CNA Staff, Nov 20, 2025 / 12:12 pm
Two Catholic priests in Belarus will be released from prison in an act of “goodwill” after national leaders engaged in talks with the Vatican.
The state media organ BelTA reported on Nov. 20 that Belarusian President Aleksandr Lukashenko “pardoned two Catholic priests convicted of serious crimes against the state.”
The pardons of Father Henrykh Akalatovich and Father Andzej Yukhnevich came after “intensification of contacts with the Vatican, as well as the principles of goodwill, mercy, and the jubilee year proclaimed by the Roman Catholic Church,” the government media organization said.
A separate press release from the Conference of Catholic Bishops of Belarus expressed “gratitude to all those who contributed to the release of imprisoned priests.”
The bishops thanked both Vatican officials and Belarusian Church leaders for helping maintain “a positive dynamic of bilateral relations based on traditional values, brotherhood, tolerance, and respect for believers.”
Akalatovich had been sentenced on Dec. 30, 2024, to 11 years in prison for “high treason,” a charge that Lukashenko’s regime applies to political prisoners.
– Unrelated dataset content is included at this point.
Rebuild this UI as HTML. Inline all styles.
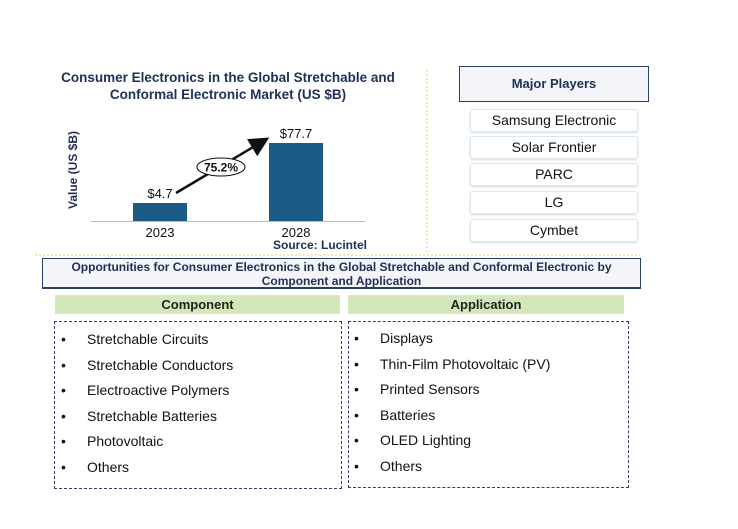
<!DOCTYPE html>
<html><head><meta charset="utf-8"><style>
body{margin:0;width:738px;height:529px;background:#fff;font-family:"Liberation Sans",Arial,sans-serif;position:relative;overflow:hidden}
.a{position:absolute}
.pl{position:absolute;left:470px;width:166px;height:21px;border:1px solid #dde6ee;border-radius:3px;box-shadow:0 1px 2px #cfdbe6;font-size:14px;color:#111;text-align:center;line-height:21px}
.hdr{position:absolute;top:295px;height:19px;background:#d3e7b9;font-size:13px;font-weight:bold;color:#222;text-align:center;line-height:19px}
.box{position:absolute;top:321px;border:1px dashed #2c3e63;}
.it{position:absolute;font-size:14px;color:#111;line-height:25.6px}
.it div{position:relative;padding-left:26px}
.it div:before{content:"•";position:absolute;left:0}
</style></head><body>
<div class="a" style="left:40px;top:69px;width:376px;text-align:center;font-weight:bold;font-size:13.5px;color:#1f2f56;line-height:17px">Consumer Electronics in the Global Stretchable and<br>Conformal Electronic Market (US $B)</div>
<svg class="a" style="left:0;top:0" width="738" height="529">
<line x1="427" y1="70" x2="427" y2="255" stroke="#e8cf6a" stroke-dasharray="2,2"/>
<line x1="35" y1="255" x2="640" y2="255" stroke="#e8cf6a" stroke-dasharray="2,2"/>
<text x="77" y="170" transform="rotate(-90 77 170)" text-anchor="middle" font-size="12" font-weight="bold" fill="#1f2f56">Value (US $B)</text>
<line x1="91" y1="221.5" x2="365" y2="221.5" stroke="#bbb"/>
<g id="bars"></g>
<defs><marker id="ah" markerWidth="8" markerHeight="8" refX="6" refY="4" orient="auto"><path d="M0,0L8,4L0,8z" fill="#111"/></marker></defs>
<line x1="176" y1="193" x2="265" y2="140" stroke="#111" stroke-width="2.5" marker-end="url(#ah)"/>
<ellipse cx="221" cy="167" rx="24" ry="9" fill="#fff" stroke="#111"/>
<text x="221" y="171.5" text-anchor="middle" font-size="12" font-weight="bold" fill="#111">75.2%</text>
<text x="367" y="249" text-anchor="end" font-size="12" font-weight="bold" fill="#1f2f56">Source: Lucintel</text>
</svg>
<script>
const categories=["2023","2028"];
const values=[4.7,77.7];
const valueLabels=["$4.7","$77.7"];
const baseY=221, yMin=-17.2, yMax=77.7, topY=143;
function yScale(v){return baseY-(v-yMin)/(yMax-yMin)*(baseY-topY);}
function xScale(i){return 133+i*136;}
const g=document.getElementById('bars');const ns="http://www.w3.org/2000/svg";
categories.forEach((c,i)=>{
 const r=document.createElementNS(ns,'rect');
 const yy=yScale(values[i]);
 const h=baseY-yy;
 r.setAttribute('x',xScale(i));r.setAttribute('y',yy);r.setAttribute('width',54);r.setAttribute('height',h);r.setAttribute('fill','#1d5b87');
 
 
 g.appendChild(r);
 const t=document.createElementNS(ns,'text');
 t.setAttribute('x',xScale(i)+27);t.setAttribute('y',yy-5);t.setAttribute('text-anchor','middle');t.setAttribute('font-size','13');t.setAttribute('fill','#111');
 t.textContent=valueLabels[i];
 
 
 g.appendChild(t);
 const l=document.createElementNS(ns,'text');
 l.setAttribute('x',xScale(i)+27);l.setAttribute('y',237);l.setAttribute('text-anchor','middle');l.setAttribute('font-size','13');l.setAttribute('fill','#111');
 l.textContent=c;
 
 
 g.appendChild(l);
});
</script>
<div class="a" style="left:459px;top:66px;width:188px;height:34px;border:1px solid #2c3e63;background:#f3f5f9;text-align:center;line-height:34px;font-size:13px;font-weight:bold;color:#1f2f56">Major Players</div>
<div class="pl" style="top:109px">Samsung Electronic</div>
<div class="pl" style="top:136px">Solar Frontier</div>
<div class="pl" style="top:163px">PARC</div>
<div class="pl" style="top:191px">LG</div>
<div class="pl" style="top:219px">Cymbet</div>
<div class="a" style="left:42px;top:258px;width:597px;height:27px;padding-top:1px;border:1px solid #2c3e63;border-bottom-width:2px;background:#f3f5f9;text-align:center;font-size:12px;font-weight:bold;color:#1f2f56;line-height:14px">Opportunities for Consumer Electronics in the Global Stretchable and Conformal Electronic by<br>Component and Application</div>
<div class="hdr" style="left:55px;width:285px">Component</div>
<div class="hdr" style="left:348px;width:276px">Application</div>
<div class="box" style="left:54px;width:286px;height:166px"></div>
<div class="box" style="left:348px;width:279px;height:165px"></div>
<div class="it" style="left:61px;top:327px">
<div>Stretchable Circuits</div><div>Stretchable Conductors</div><div>Electroactive Polymers</div><div>Stretchable Batteries</div><div>Photovoltaic</div><div>Others</div></div>
<div class="it" style="left:354px;top:326px">
<div>Displays</div><div>Thin-Film Photovoltaic (PV)</div><div>Printed Sensors</div><div>Batteries</div><div>OLED Lighting</div><div>Others</div></div>
</body></html>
The priest had reportedly already suffered a heart attack and undergone surgery for cancer before his arrest in November 2023.
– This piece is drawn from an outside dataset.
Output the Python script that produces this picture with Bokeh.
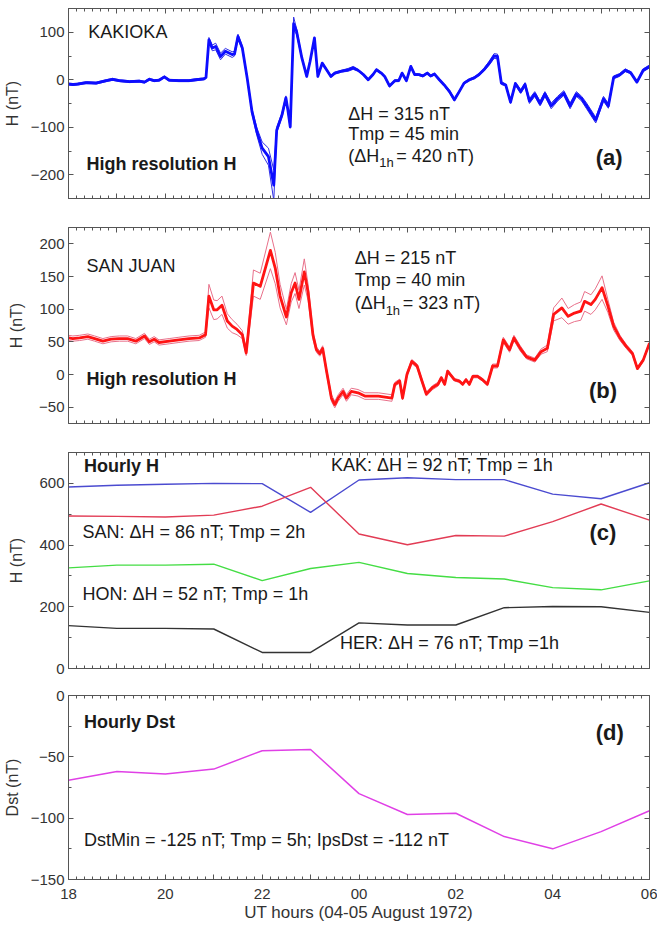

Reuters, meanwhile, reported that Yukhnevich had been sentenced to 13 years in prison earlier this year on charges of abusing minors. The priest denied those allegations.
The human rights group Viasna reported on Nov. 20 that the release came in part “thanks to the visit of Cardinal Claudio Gugerotti,” who serves as prefect of the Dicastery for the Eastern Churches.
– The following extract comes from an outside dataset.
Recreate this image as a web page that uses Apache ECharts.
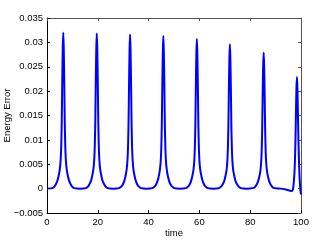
<!DOCTYPE html>
<html>
<head>
<meta charset="utf-8">
<script src="https://cdn.jsdelivr.net/npm/echarts@6/dist/echarts.min.js"></script>
<style>html,body{margin:0;padding:0;background:#fff;}#c{width:332px;height:241px;}</style>
</head>
<body>
<div id="c"></div>
<script>
var xTicks = [0, 20, 40, 60, 80, 100];
var yTicks = [-0.005, 0, 0.005, 0.01, 0.015, 0.02, 0.025, 0.03, 0.035];

var time = [
  0,
  2.1, 2.9, 3.6, 4.2, 4.7, 5.1, 5.4, 5.6, 5.8, 6.0, 6.2, 6.4, 6.6, 6.8, 7.0, 7.2, 7.4, 7.7, 8.1, 8.6, 9.2, 9.9, 10.7,
  13.0,
  15.3, 16.1, 16.8, 17.4, 17.9, 18.3, 18.6, 18.8, 19.0, 19.2, 19.4, 19.6, 19.8, 20.0, 20.2, 20.4, 20.6, 20.9, 21.3, 21.8, 22.4, 23.1, 23.9,
  26.1,
  28.4, 29.2, 29.9, 30.5, 31.0, 31.4, 31.7, 31.9, 32.1, 32.3, 32.5, 32.7, 32.9, 33.1, 33.3, 33.5, 33.7, 34.0, 34.4, 34.9, 35.5, 36.2, 37.0,
  39.2,
  41.5, 42.3, 43.0, 43.6, 44.1, 44.5, 44.8, 45.0, 45.2, 45.4, 45.6, 45.8, 46.0, 46.2, 46.4, 46.6, 46.8, 47.1, 47.5, 48.0, 48.6, 49.3, 50.1,
  52.4,
  54.7, 55.5, 56.2, 56.8, 57.3, 57.7, 58.0, 58.2, 58.4, 58.6, 58.8, 59.0, 59.2, 59.4, 59.6, 59.8, 60.0, 60.3, 60.7, 61.2, 61.8, 62.5, 63.3,
  65.5,
  67.7, 68.5, 69.2, 69.8, 70.3, 70.7, 71.0, 71.2, 71.4, 71.6, 71.8, 72.0, 72.2, 72.4, 72.6, 72.8, 73.0, 73.3, 73.7, 74.2, 74.8, 75.5, 76.3,
  78.6,
  81.0, 81.8, 82.5, 83.1, 83.6, 84.0, 84.3, 84.5, 84.7, 84.9, 85.1, 85.3, 85.5, 85.7, 85.9, 86.1, 86.3, 86.6, 87.0, 87.5, 88.1, 88.8, 89.6,
  92.0, 94.0, 95.5, 96.3, 96.8, 97.1, 97.4, 97.6, 97.8, 98.0, 98.2, 98.4, 98.6, 98.8, 99.0, 99.2, 99.4, 99.6, 99.8, 100
];

var energyError = [
  0,
  0.0001, 0.0004, 0.001, 0.0018, 0.0029, 0.0042, 0.0061, 0.0086, 0.0134, 0.0218, 0.0288, 0.032, 0.0288, 0.0218, 0.0134, 0.0086, 0.0061, 0.0042, 0.0029, 0.0018, 0.001, 0.0004, 0.0001,
  0,
  0.0001, 0.0004, 0.001, 0.0017, 0.0029, 0.0041, 0.006, 0.0086, 0.0134, 0.0216, 0.0286, 0.0318, 0.0286, 0.0216, 0.0134, 0.0086, 0.006, 0.0041, 0.0029, 0.0017, 0.001, 0.0004, 0.0001,
  0,
  0.0001, 0.0004, 0.0009, 0.0017, 0.0028, 0.0041, 0.006, 0.0085, 0.0133, 0.0215, 0.0284, 0.0316, 0.0284, 0.0215, 0.0133, 0.0085, 0.006, 0.0041, 0.0028, 0.0017, 0.0009, 0.0004, 0.0001,
  0,
  0.0001, 0.0004, 0.0009, 0.0017, 0.0028, 0.0041, 0.0059, 0.0085, 0.0131, 0.0213, 0.0282, 0.0313, 0.0282, 0.0213, 0.0131, 0.0085, 0.0059, 0.0041, 0.0028, 0.0017, 0.0009, 0.0004, 0.0001,
  0,
  0.0001, 0.0004, 0.0009, 0.0017, 0.0028, 0.004, 0.0058, 0.0083, 0.0129, 0.0209, 0.0276, 0.0307, 0.0276, 0.0209, 0.0129, 0.0083, 0.0058, 0.004, 0.0028, 0.0017, 0.0009, 0.0004, 0.0001,
  0,
  0.0001, 0.0004, 0.0009, 0.0016, 0.0027, 0.0038, 0.0056, 0.008, 0.0124, 0.0201, 0.0266, 0.0296, 0.0266, 0.0201, 0.0124, 0.008, 0.0056, 0.0038, 0.0027, 0.0016, 0.0009, 0.0004, 0.0001,
  0,
  0.0001, 0.0003, 0.0008, 0.0015, 0.0025, 0.0036, 0.0053, 0.0075, 0.0117, 0.019, 0.0251, 0.0279, 0.0251, 0.019, 0.0117, 0.0075, 0.0053, 0.0036, 0.0025, 0.0015, 0.0008, 0.0003, 0.0001,
  0, -0.0002, -0.0004, -0.0005, -0.0002, 0.001, 0.003, 0.0055, 0.0095, 0.015, 0.0205, 0.0229, 0.0205, 0.015, 0.0098, 0.0058, 0.0028, 0.0008, -0.0004, -0.0012
];

var points = time.map(function (t, i) { return [t, energyError[i]]; });

function fmtY(v) {
  var s = String(Math.round(v * 1000) / 1000);
  return s.replace('-', '\u2212');
}

var FONT = 'Liberation Sans';
var chart = echarts.init(document.getElementById('c'), null, {renderer: 'canvas'});
chart.setOption({
  animation: false,
  backgroundColor: '#fff',
  grid: {left: 47, right: 31, top: 18, bottom: 28, containLabel: false, outerBoundsMode: 'none'},
  xAxis: [{
    type: 'value', min: xTicks[0], max: xTicks[xTicks.length - 1], interval: 20,
    name: 'time', nameLocation: 'middle', nameGap: 15, nameMoveOverlap: false,
    nameTextStyle: {fontFamily: FONT, fontSize: 9.5, color: '#000'},
    axisLine: {show: true, onZero: false, lineStyle: {color: '#000', width: 1}},
    axisTick: {show: true, inside: true, length: 3, lineStyle: {color: '#000'}},
    axisLabel: {fontFamily: FONT, fontSize: 9.5, color: '#000', margin: 4},
    splitLine: {show: false}
  }, {
    type: 'value', position: 'top', min: 0, max: 100, interval: 20,
    axisLine: {show: true, onZero: false, lineStyle: {color: '#555', width: 1}},
    axisTick: {show: true, inside: true, length: 3, lineStyle: {color: '#555'}},
    axisLabel: {show: false}, splitLine: {show: false}
  }],
  yAxis: [{
    type: 'value', min: yTicks[0], max: yTicks[yTicks.length - 1], interval: 0.005,
    name: 'Energy Error', nameLocation: 'middle', nameGap: 35, nameRotate: 90, nameMoveOverlap: false,
    nameTextStyle: {fontFamily: FONT, fontSize: 9.5, color: '#000'},
    axisLine: {show: true, onZero: false, lineStyle: {color: '#000', width: 1}},
    axisTick: {show: true, inside: true, length: 3, lineStyle: {color: '#000'}},
    axisLabel: {fontFamily: FONT, fontSize: 9.5, color: '#000', margin: 4, formatter: fmtY},
    splitLine: {show: false}
  }, {
    type: 'value', position: 'right', min: -0.005, max: 0.035, interval: 0.005,
    axisLine: {show: true, onZero: false, lineStyle: {color: '#555', width: 1}},
    axisTick: {show: true, inside: true, length: 3, lineStyle: {color: '#555'}},
    axisLabel: {show: false}, splitLine: {show: false}
  }],
  series: [{
    type: 'line', data: points, xAxisIndex: 0, yAxisIndex: 0,
    showSymbol: false, smooth: 0.2,
    lineStyle: {color: '#0000ff', width: 2},
    clip: true
  }]
});
</script>
</body>
</html>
Akalatovich previously said his conviction of “spying on behalf of Poland at the Vatican” was a “gross provocation.”
There was “not a word of truth in the case against him, not a single fact that implicates him in espionage, while the entire accusation is based on lies, threats, and blackmail,” the priest said, according to Viasna.
During the prosecution of his own case, meanwhile, Yukhnevich “denied all charges and tried to prove his innocence,” Viasna said. The human rights group claimed that the alleged victims who testified against him “may have given their testimony under pressure,” though it did not offer any further information.
In a 2023 report, the U.S. Commission on International Religious Freedom said religious freedom conditions in Belarus “continued to trend negatively” as the government “persisted in exerting control over all aspects of society.”
The report highlighted the September 2022 closure of the Church of Sts. Simon and Helena in Minsk, which it described as ”a symbol of political opposition to the Lukashenko regime” during protests in 2020.